Si tratta di forme di intimidazione nei confronti soprattutto dei giornalisti più giovani, che stanno in testate più fragili, indotte a non disturbare chi comanda.
Se abbiamo una funzione civile in una democrazia è quella di far sì che l’opinione pubblica non sia formata da un insieme di “curve di tifosi”, ma da cittadini correttamente informati che abbiano la libertà di scegliere con spirito critico e beneficio del dubbio.
Secondo lei esiste un’antitesi fra la libertà d’espressione e il diritto ad un’informazione corretta?
La libertà d’espressione si accompagna alle regole: senza regole non c’è responsabilità, né libertà d’espressione, ma soltanto l’arbitrio di costruire la verità che si pensa sia la più funzionale all’esercizio di un potere di qualsiasi natura.
E’ chiaro che ci debba essere una serie di norme che fanno sì che il cittadino sia correttamente informato, cosa che naturalmente passa anche attraverso la deontologia e la responsabilità dei giornalisti – quella, per esempio, di ammettere gli errori che si commettono.

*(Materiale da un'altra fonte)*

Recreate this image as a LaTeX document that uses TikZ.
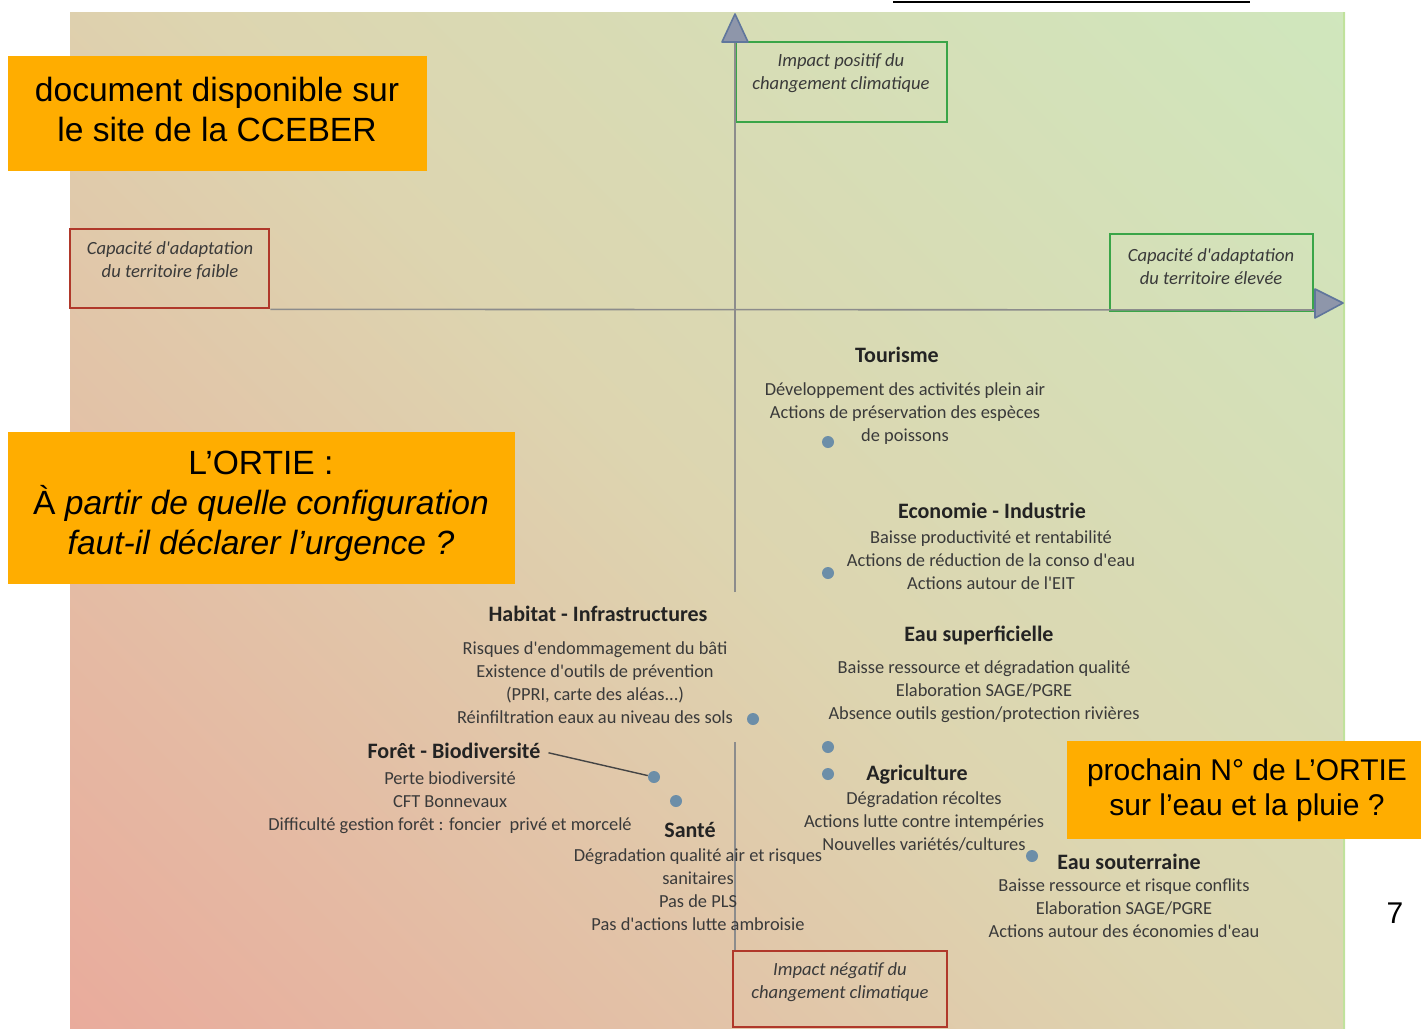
\documentclass[tikz,border=0pt]{standalone}
\usepackage{fontspec}
\setmainfont{Carlito}[Ligatures=TeXOff]
\newfontfamily\orfont{Liberation Sans}
\definecolor{pinkc}{RGB}{238,154,148}
\definecolor{tanc}{RGB}{221,213,176}
\definecolor{greenc}{RGB}{202,238,194}
\definecolor{txtc}{RGB}{58,58,58}
\definecolor{ttlc}{RGB}{35,35,35}
\definecolor{grnc}{RGB}{58,165,72}
\definecolor{redc}{RGB}{176,56,42}
\definecolor{orc}{RGB}{255,173,0}
\definecolor{dotc}{RGB}{108,142,168}
\definecolor{axc}{RGB}{140,140,140}
\definecolor{tipf}{RGB}{142,150,170}
\definecolor{tipd}{RGB}{96,118,156}
\definecolor{edgec}{RGB}{192,226,156}
\pgfdeclarehorizontalshading{bgshade}{100bp}{color(0bp)=(pinkc); color(50bp)=(tanc); color(100bp)=(greenc)}
\begin{document}
\begin{tikzpicture}[x=0.5pt,y=-0.5pt,
  body/.style={font=\fontsize{9.2}{11.5}\selectfont, text=txtc, align=center, inner sep=0pt},
  ttl/.style={font=\fontsize{11}{13}\selectfont\bfseries, text=ttlc, inner sep=0pt},
  gbox/.style={draw=grnc, line width=1.3pt, inner sep=0pt},
  rbox/.style={draw=redc, line width=1.3pt, inner sep=0pt},
  boxtxt/.style={font=\fontsize{9.3}{11.5}\selectfont\itshape, text=txtc, align=center, inner sep=0pt},
  orbox/.style={fill=orc, inner sep=0pt},
  ortxt/.style={font=\orfont\fontsize{16.8}{20}\selectfont, align=center, inner sep=0pt, text=black},
  ortxtsm/.style={font=\orfont\fontsize{15}{17.5}\selectfont, align=center, inner sep=0pt, text=black},
  dot/.style={circle, fill=dotc, minimum size=6pt, inner sep=0pt},
  axis/.style={draw=axc, line width=0.8pt},
  tipst/.style={fill=tipf, draw=tipd, line width=0.8pt, line join=round},
  conn/.style={draw=ttlc!85, line width=0.7pt}]
\useasboundingbox (0,0) rectangle (1421,1029);
\fill[white] (0,0) rectangle (1421,1029);
% background
\shade[shading=bgshade, shading angle=45] (70,12) rectangle (1345,1029);
\draw[edgec, line width=1.2pt] (1344,12) -- (1344,1029);
\draw[black, line width=1pt] (893,1.5) -- (1250,1.5);

% boxes
\node[gbox, minimum width=105.5pt, minimum height=40pt] (topbox) at (841.5,82) {};
\node[rbox, minimum width=99.5pt, minimum height=39.5pt] (leftbox) at (169.5,268.5) {};
\node[gbox, minimum width=101.5pt, minimum height=38.5pt] (rightbox) at (1211.5,272.5) {};
\node[rbox, minimum width=107pt, minimum height=38pt] (botbox) at (840,989) {};

% axes
\coordinate (vtip) at (735,42);
\coordinate (vgap1) at (735,592);
\coordinate (vgap2) at (735,742);
\coordinate (htip) at (1315,310);
\draw[axis] (vgap1) -- (vtip);
\draw[axis] (vgap2) -- (botbox.north west -| vgap2);
\draw[axis] (leftbox.south east) -- (htip);
\filldraw[tipst] (735,14) -- (748,42) -- (722,42) -- cycle;
\filldraw[tipst] (1343,303) -- (1315,318) -- (1315,289) -- cycle;

% box texts
\node[boxtxt] (toptxt) at (841,73) {Impact positif du\\changement climatique};
\node[boxtxt] (lefttxt) at (170,260.5) {Capacité d'adaptation\\du territoire faible};
\node[boxtxt] (righttxt) at (1211,266.5) {Capacité d'adaptation\\du territoire élevée};
\node[boxtxt] (bottxt) at (840,982.5) {Impact négatif du\\changement climatique};

% themes
\node[ttl] (tourT) at (897,355) {Tourisme};
\node[body] (tourB) at (905,414) {Développement des activités plein air\\Actions de préservation des espèces\\de poissons};
\node[ttl] (ecoT) at (992,511) {Economie - Industrie};
\node[body] (ecoB) at (991,560) {Baisse productivité et rentabilité\\Actions de réduction de la conso d'eau\\Actions autour de l'EIT};
\node[ttl] (habT) at (598,614) {Habitat - Infrastructures};
\node[body] (habB) at (595,682.5) {Risques d'endommagement du bâti\\Existence d'outils de prévention\\(PPRI, carte des aléas...)\\Réinfiltration eaux au niveau des sols};
\node[ttl] (eauT) at (979,635) {Eau superficielle};
\node[body] (eauB) at (984,691.5) {Baisse ressource et dégradation qualité\\Elaboration SAGE/PGRE\\Absence outils gestion/protection rivières};
\node[ttl] (forT) at (454,751) {Forêt - Biodiversité};
\node[body] (forB) at (450,802.5) {Perte biodiversité\\CFT Bonnevaux\\Difficulté gestion forêt : foncier\ \ privé et morcelé};
\node[ttl] (sanT) at (690,830) {Santé};
\node[body] (sanB) at (698,889.5) {Dégradation qualité air et risques\\sanitaires\\Pas de PLS\\Pas d'actions lutte ambroisie};
\node[ttl] (agrT) at (917,775) {Agriculture};
\node[body] (agrB) at (924,821) {Dégradation récoltes\\Actions lutte contre intempéries\\Nouvelles variétés/cultures};
\node[ttl] (souT) at (1129,862) {Eau souterraine};
\node[body] (souB) at (1124,908) {Baisse ressource et risque conflits\\Elaboration SAGE/PGRE\\Actions autour des économies d'eau};

% dots
\node[dot] (d1) at (828,442) {};
\node[dot] (d2) at (828,573) {};
\node[dot] (d3) at (753,719) {};
\node[dot] (d4) at (828,747) {};
\node[dot] (d5) at (828,774) {};
\node[dot] (d6) at (654,777) {};
\node[dot] (d7) at (676,801) {};
\node[dot] (d8) at (1032,856) {};
\draw[conn, shorten <=4pt] (forT.east) -- (d6);

% orange overlays
\node[orbox, minimum width=209.5pt, minimum height=57.5pt] (or1) at (217.5,113.5) {};
\node[ortxt] (or1t) at (217,109) {document disponible sur\\le site de la CCEBER};
\node[orbox, minimum width=253.5pt, minimum height=76pt] (or2) at (261.5,508) {};
\node[ortxt] (or2t) at (261,506) {L’ORTIE :\\À \textit{partir de quelle configuration}\\\textit{faut-il déclarer l’urgence ?}};
\node[orbox, minimum width=177pt, minimum height=49pt] (or3) at (1244,790) {};
\node[ortxtsm] (or3t) at (1247,790) {prochain N° de L’ORTIE\\sur l’eau et la pluie ?};
\node[ortxtsm] (pnum) at (1395,913) {7};
\end{tikzpicture}
\end{document}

Penso ad esempio a quelle imprese di informazione che in virtù del proprio prestigio, si sentono in dovere di correggersi, di ristabilire un po’ di memoria: si tratta della responsabilità di far sì che questa non sia distorta, che le persone non siano per sempre prigioniere di ciò che hanno commesso.
Il tema del diritto dell’oblio è un diritto europeo; tuttavia bisognerebbe interrogarsi sul perché sia stato sfruttato meglio dai regimi autoritari per iscrivere la storia ad uso e piacimento della gestione del potere contemporaneo.
Lei ha esperienza sia come giornalista che come direttore; se in ambito giornalistico potrebbe essersi sentito in qualche modo limitato nella propria libertà d’espressione, nel ruolo di direttore potrebbe invece aver dovuto imporre linee guida che può aver trovato limitanti. Si riconosce in una di queste circostanze?
Penso che un giornale possa e debba avere delle linee guida, delle opinioni, ma non può pretendere che queste smentiscano o cambino i fatti.
Purtroppo ci sono stati momenti nella storia del giornale in cui questo principio primario non è stato rispettato.
Un bravo giornalista dovrebbe ammettere ciò che di sbagliato ha commesso, e tutti coloro che partecipano alla catena dell’informazione – da chi l’informazione la fa a chi la trasmette ai media – dovrebbero avere l’onestà intellettuale di ricostruire a posteriori ciò che è stato raccontato. Un buon giornalismo si costruisce su un costante senso critico.